Satisfied in their hearts with the strength which their faith gave them, the Quakers could not rest until they had carried the glad tidings to others. In 1655, Fox tells us, “many went beyond the sea, where truth also sprung up, and in 1656 it broke forth in America and many other places.”
It has ever been one of the cardinal principles of the followers of Fox to obey the laws under which they live, when doing so does not interfere with their consciences. When this last is the case, their convictions impel them to treat the oppressive measures as nullities, not even so far recognizing the existence of such statutes as to cover their violation of them with a shadow of secrecy. It was against what Fox considered ecclesiastical tyranny that the weight of his ministry was directed. Those who lived under church government he believed to be in as utter spiritual darkness as it is the custom of Christendom to regard the other three-fourths of mankind; and it was with a feeling akin to that which will to-day prompt a missionary to carry the Bible to the wildest tribes of Africa, that the Quakers of 1656 came to the Puritan commonwealths of America.
The record of the first landing of the Quakers in this country belongs to another chapter,[775] and the historians of New England must tell the sad story, which began in 1656, of the intrusive daring for conviction’s sake which characterized the conduct of these humble preachers.
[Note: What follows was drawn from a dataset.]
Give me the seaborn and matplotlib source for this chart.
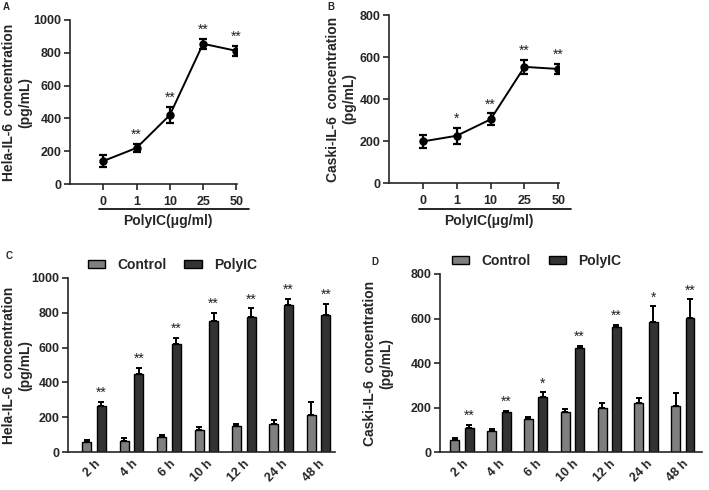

In June, 1657, six of a party of eight Quakers who had been sent back to England the year previous, re-embarked for America. They were accompanied by five others, and on October 1 five of them landed at New Amsterdam. The rest remained on the vessel, and on the 3d instant arrived at Rhode Island. It was chiefly through the labors of this little band that the doctrines of the Quakers were spread through the British colonies of North America.